Work to be completed:
Check each line of the records below for the word "this" and copy those where it appears.

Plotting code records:
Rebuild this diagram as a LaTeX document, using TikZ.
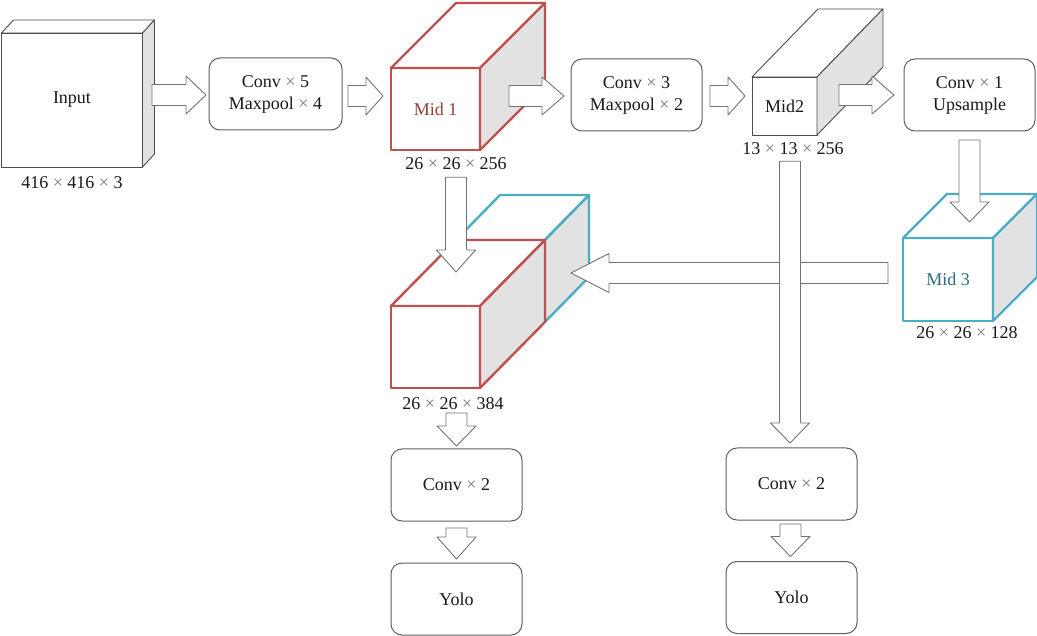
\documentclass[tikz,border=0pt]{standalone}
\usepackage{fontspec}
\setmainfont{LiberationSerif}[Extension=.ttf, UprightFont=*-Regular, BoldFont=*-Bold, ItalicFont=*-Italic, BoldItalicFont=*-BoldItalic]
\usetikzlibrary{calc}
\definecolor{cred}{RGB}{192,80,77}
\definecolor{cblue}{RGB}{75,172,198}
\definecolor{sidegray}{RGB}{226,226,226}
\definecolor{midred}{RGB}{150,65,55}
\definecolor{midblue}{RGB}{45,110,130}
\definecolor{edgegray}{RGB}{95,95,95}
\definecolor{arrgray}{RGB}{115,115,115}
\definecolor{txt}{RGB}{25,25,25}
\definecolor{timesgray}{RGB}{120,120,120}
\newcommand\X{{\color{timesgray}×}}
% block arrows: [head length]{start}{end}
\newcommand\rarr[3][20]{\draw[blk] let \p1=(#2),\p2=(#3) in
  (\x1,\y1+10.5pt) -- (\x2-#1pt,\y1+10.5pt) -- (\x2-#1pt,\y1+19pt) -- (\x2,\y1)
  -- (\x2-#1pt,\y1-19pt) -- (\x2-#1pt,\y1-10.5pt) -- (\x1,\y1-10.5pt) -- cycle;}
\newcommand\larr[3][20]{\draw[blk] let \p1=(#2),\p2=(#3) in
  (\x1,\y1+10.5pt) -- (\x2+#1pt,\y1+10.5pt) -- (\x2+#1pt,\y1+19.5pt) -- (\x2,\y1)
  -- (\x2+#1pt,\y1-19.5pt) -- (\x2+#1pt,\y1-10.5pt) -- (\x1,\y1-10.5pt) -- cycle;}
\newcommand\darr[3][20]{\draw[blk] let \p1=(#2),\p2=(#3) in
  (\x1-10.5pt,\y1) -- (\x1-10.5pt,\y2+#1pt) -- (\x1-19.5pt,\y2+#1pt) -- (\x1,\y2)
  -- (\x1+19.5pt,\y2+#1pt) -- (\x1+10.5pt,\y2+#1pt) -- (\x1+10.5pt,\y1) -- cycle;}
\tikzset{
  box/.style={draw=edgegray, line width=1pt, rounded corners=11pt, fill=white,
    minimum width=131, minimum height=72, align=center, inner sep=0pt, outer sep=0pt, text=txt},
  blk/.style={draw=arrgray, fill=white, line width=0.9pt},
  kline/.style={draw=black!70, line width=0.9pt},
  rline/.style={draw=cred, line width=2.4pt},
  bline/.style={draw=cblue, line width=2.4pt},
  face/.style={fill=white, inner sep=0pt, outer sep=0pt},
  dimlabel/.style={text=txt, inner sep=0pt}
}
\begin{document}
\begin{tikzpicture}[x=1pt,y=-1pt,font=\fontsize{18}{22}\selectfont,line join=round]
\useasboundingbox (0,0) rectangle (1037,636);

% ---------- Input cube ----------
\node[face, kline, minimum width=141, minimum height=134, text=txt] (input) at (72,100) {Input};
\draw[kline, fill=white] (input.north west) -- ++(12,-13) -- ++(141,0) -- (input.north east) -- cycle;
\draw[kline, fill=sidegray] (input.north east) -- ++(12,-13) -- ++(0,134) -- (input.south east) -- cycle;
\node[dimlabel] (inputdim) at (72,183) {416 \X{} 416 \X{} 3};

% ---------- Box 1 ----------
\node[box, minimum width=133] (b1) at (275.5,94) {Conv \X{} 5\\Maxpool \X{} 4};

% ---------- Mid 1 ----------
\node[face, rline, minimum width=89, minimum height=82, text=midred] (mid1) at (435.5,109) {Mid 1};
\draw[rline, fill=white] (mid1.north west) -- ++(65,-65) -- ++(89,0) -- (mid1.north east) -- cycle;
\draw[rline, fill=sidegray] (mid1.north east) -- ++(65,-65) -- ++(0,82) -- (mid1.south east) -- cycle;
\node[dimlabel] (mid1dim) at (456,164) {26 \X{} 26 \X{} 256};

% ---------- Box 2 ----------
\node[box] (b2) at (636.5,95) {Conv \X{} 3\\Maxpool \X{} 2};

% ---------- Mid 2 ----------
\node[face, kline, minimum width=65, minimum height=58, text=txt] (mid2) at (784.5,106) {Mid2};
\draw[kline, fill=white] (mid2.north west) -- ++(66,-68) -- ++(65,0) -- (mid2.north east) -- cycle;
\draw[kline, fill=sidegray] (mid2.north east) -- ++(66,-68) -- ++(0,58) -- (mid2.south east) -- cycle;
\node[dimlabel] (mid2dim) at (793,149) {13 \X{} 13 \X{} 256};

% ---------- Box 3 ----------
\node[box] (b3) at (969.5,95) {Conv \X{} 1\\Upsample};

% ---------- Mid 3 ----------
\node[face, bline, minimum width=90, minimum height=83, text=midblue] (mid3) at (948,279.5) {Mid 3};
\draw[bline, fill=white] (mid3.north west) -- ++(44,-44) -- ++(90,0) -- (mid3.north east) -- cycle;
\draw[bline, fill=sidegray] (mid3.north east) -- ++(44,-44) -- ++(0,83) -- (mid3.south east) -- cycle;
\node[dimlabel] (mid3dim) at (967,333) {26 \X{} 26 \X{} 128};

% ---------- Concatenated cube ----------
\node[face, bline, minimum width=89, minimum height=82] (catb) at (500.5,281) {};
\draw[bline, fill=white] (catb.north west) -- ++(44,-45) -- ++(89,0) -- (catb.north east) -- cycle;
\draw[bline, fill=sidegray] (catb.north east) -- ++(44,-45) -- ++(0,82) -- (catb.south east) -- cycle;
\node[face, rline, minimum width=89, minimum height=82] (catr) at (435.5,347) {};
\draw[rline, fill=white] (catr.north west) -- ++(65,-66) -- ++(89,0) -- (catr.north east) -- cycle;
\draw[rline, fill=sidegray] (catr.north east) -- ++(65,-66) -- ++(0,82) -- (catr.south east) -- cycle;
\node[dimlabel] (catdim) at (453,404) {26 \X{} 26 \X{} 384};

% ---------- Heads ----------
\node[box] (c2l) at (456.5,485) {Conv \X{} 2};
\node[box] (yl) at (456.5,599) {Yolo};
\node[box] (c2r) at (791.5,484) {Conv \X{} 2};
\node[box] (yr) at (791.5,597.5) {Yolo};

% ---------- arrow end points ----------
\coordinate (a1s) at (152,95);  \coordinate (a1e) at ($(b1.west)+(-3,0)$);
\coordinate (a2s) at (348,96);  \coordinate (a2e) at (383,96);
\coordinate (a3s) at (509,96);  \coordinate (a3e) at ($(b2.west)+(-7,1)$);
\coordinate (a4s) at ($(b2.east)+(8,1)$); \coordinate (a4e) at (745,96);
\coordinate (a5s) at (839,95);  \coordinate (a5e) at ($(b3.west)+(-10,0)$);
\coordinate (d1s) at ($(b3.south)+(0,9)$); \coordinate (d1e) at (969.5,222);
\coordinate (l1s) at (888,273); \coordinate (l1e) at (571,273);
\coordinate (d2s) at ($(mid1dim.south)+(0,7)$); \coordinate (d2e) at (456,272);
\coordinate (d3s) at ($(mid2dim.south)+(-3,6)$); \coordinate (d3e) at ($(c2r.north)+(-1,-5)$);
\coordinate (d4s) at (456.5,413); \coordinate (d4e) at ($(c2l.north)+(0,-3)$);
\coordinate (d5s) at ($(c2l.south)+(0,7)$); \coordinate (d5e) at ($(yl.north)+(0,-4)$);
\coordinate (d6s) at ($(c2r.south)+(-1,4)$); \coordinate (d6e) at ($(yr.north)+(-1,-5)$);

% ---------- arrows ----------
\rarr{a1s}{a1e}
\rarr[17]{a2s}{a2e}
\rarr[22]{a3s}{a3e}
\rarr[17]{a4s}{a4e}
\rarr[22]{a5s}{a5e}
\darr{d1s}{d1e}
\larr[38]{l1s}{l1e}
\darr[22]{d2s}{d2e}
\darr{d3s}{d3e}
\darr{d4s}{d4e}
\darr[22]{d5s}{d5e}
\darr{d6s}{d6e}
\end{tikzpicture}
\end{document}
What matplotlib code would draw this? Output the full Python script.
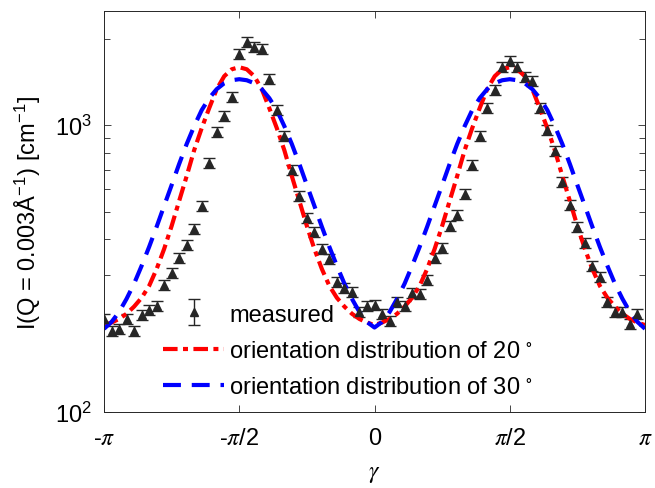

Exercise output:
Rebuild this diagram as a LaTeX document, using TikZ.
What matplotlib code would draw this? Output the full Python script.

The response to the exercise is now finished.